Pour descendre, direction l’ascenseur. En 90 secondes, nous voilà au fond (il faut près de 7 minutes à Bure !). La porte s’ouvre et là, première surprise : de l’eau ! Partout ! Mais « cela ne gêne pas », nous affirme-t-on. « Ici, ce n’est qu’un labo. Dans le futur stockage, il n’y en aura pas. » Car c’est sans doute le plus grande différence avec la France : en Suède, le laboratoire de recherches est à 470 km du futur site de stockage !

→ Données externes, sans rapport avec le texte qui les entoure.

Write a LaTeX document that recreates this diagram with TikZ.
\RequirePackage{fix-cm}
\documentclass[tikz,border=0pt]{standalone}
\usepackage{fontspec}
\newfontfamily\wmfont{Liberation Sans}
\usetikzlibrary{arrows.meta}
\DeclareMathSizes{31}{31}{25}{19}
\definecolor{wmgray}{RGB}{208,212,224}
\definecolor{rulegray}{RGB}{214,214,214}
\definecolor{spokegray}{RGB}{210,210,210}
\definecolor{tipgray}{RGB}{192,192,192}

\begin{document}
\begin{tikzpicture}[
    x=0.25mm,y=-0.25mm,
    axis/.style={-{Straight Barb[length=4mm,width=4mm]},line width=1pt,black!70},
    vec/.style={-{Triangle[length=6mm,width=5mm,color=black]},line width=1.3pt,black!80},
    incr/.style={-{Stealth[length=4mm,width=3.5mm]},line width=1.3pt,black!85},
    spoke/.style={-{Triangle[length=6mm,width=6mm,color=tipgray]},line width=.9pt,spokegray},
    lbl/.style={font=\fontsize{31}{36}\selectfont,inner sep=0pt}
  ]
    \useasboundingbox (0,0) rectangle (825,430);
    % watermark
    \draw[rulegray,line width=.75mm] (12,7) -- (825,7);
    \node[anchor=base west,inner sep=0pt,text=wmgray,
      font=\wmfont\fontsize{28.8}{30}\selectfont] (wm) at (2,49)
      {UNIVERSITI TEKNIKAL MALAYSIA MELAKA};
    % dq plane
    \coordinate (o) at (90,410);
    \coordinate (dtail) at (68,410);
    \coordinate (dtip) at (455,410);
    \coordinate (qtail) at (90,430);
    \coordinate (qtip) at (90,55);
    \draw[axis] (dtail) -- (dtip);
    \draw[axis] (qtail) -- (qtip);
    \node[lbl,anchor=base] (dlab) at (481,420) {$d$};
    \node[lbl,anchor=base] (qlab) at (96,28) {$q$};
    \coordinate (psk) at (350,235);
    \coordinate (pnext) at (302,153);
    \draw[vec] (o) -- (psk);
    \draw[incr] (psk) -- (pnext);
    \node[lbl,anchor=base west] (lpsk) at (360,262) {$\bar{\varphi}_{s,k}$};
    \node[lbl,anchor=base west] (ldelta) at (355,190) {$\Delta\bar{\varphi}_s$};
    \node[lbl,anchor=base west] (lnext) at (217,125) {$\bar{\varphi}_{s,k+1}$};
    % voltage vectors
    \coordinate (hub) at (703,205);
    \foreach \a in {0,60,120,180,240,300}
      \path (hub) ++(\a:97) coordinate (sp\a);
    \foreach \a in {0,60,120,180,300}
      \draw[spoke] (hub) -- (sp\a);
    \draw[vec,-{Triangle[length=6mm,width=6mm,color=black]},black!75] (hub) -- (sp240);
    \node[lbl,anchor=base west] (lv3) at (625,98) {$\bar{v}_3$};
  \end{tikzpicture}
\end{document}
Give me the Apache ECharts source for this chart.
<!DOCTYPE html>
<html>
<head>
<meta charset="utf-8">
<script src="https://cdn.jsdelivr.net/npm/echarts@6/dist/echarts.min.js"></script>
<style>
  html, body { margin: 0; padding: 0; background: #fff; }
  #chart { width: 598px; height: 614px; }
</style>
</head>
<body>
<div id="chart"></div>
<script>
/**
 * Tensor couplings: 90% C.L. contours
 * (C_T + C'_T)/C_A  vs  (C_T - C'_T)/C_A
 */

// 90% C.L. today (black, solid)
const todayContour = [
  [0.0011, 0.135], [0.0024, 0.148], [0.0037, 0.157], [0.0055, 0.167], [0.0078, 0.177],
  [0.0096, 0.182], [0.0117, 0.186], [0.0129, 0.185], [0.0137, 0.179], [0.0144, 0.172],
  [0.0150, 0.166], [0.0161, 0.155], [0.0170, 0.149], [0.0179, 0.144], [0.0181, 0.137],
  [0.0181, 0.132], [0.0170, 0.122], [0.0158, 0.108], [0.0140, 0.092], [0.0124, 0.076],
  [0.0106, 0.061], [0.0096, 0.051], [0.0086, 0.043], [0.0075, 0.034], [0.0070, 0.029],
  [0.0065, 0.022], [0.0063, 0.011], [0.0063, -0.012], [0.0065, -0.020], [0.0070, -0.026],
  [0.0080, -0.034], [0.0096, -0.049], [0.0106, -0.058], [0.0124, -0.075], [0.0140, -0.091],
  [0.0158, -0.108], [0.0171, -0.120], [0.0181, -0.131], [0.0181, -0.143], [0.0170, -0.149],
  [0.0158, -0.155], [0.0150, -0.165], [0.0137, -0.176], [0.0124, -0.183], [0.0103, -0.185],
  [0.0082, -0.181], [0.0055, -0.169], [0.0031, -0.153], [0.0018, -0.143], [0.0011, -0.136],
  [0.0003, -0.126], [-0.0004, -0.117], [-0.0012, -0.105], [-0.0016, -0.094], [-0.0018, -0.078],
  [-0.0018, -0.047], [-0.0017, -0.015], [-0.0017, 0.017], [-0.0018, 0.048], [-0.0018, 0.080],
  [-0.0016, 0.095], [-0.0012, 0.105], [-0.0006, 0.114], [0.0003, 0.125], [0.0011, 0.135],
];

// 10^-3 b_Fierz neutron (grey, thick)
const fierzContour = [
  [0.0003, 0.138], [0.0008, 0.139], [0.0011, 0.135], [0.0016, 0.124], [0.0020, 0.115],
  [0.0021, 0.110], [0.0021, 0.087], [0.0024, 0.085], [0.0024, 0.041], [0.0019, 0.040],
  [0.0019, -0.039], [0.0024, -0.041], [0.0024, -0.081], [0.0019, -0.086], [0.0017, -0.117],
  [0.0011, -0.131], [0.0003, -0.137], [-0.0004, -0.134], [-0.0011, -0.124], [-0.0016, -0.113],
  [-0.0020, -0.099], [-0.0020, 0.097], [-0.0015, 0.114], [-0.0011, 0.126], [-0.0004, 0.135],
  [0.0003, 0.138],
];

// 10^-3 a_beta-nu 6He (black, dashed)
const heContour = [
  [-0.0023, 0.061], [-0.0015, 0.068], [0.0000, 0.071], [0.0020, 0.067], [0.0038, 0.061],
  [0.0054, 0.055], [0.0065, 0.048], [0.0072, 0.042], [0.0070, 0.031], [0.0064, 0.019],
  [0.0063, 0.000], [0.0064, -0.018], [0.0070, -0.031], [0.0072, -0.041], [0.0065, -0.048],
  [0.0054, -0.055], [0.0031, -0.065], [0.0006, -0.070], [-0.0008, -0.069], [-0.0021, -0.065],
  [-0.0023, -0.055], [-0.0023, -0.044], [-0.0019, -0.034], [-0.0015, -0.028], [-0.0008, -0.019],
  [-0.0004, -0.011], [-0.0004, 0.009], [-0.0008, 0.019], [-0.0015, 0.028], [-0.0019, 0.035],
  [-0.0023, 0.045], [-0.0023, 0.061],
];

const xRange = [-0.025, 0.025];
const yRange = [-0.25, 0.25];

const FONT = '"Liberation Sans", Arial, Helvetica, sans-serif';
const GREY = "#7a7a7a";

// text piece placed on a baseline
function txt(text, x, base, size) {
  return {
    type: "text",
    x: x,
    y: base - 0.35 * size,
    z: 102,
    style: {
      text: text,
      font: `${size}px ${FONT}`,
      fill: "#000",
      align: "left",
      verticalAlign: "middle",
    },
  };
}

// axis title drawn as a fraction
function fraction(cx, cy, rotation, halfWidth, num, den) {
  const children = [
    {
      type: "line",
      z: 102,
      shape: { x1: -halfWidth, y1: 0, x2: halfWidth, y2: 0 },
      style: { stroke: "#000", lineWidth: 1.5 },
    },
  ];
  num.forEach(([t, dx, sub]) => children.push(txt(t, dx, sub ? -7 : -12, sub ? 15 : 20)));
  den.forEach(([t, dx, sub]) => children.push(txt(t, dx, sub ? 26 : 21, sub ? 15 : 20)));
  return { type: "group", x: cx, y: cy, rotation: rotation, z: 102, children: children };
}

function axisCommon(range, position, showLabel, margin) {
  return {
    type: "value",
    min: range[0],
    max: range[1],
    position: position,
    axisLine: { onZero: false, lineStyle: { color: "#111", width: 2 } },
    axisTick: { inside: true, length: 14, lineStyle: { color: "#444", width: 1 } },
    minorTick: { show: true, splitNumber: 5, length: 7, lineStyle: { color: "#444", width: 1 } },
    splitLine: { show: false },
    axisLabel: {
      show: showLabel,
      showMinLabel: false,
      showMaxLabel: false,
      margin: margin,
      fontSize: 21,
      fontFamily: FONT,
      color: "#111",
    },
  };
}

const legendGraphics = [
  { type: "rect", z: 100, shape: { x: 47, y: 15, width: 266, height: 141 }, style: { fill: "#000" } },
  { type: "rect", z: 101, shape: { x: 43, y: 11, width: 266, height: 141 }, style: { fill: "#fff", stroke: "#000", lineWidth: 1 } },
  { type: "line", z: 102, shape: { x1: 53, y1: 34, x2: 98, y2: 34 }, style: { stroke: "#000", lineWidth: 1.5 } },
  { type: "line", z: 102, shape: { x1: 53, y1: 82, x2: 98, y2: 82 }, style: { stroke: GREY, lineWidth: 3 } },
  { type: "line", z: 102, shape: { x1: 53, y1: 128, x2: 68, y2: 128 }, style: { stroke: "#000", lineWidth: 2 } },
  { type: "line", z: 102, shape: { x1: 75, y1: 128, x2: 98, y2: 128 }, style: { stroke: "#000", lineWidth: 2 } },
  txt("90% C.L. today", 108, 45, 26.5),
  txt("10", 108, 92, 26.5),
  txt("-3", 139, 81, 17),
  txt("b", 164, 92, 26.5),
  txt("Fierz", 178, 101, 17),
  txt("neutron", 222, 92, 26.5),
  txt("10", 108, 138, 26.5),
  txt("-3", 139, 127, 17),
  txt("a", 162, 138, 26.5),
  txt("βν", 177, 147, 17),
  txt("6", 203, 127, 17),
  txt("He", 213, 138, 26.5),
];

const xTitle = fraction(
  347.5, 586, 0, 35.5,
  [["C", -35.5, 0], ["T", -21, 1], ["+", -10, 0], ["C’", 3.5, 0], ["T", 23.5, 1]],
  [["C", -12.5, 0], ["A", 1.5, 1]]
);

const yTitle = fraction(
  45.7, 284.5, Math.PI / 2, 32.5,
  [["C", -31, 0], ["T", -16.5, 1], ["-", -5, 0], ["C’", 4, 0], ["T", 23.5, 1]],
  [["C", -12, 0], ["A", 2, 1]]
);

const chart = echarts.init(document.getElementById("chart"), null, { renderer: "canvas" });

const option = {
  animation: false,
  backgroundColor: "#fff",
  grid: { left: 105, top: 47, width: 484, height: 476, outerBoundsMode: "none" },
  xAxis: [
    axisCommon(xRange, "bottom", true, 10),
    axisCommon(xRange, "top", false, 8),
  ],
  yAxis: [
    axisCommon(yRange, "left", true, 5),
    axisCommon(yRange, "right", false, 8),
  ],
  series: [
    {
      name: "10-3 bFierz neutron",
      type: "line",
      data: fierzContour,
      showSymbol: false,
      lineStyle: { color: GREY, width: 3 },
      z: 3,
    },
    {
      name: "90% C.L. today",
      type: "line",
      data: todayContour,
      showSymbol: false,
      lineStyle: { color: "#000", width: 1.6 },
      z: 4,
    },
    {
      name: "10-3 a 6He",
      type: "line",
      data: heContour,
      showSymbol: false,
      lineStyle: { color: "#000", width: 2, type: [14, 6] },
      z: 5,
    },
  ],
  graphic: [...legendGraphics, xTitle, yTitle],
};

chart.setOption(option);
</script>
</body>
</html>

Très vite, il faut s’écarter pour laisser passer une voiture… Le laboratoire d’Äspö est très fréquenté. La visite peut commencer. Notre guide du jour nous explique alors ce qui est étudié ici : techniques de creusement, scellement des galeries avec de la bentonite, comportement de la roche, étude des véhicules (plus d’une centaine seront utilisés dans le futur centre de stockage)… Plusieurs puits donnent également une idée de ce que sera ce stockage made in Suède. Des colis factices ont aussi été enfouis en 2001 et 2003, afin d’étudier le comportement du cuivre.
La visite se termine par la remise d’un petit flacon d’eau provenant du labo (un comble tout de même !), au pied de l’ascenseur qui doit nous ramener à la surface. Mais soudain, la lumière s’éteint… De la musique retentit et des spots commencent à balayer la pièce. On se croirait en boîte de nuit… Surréaliste…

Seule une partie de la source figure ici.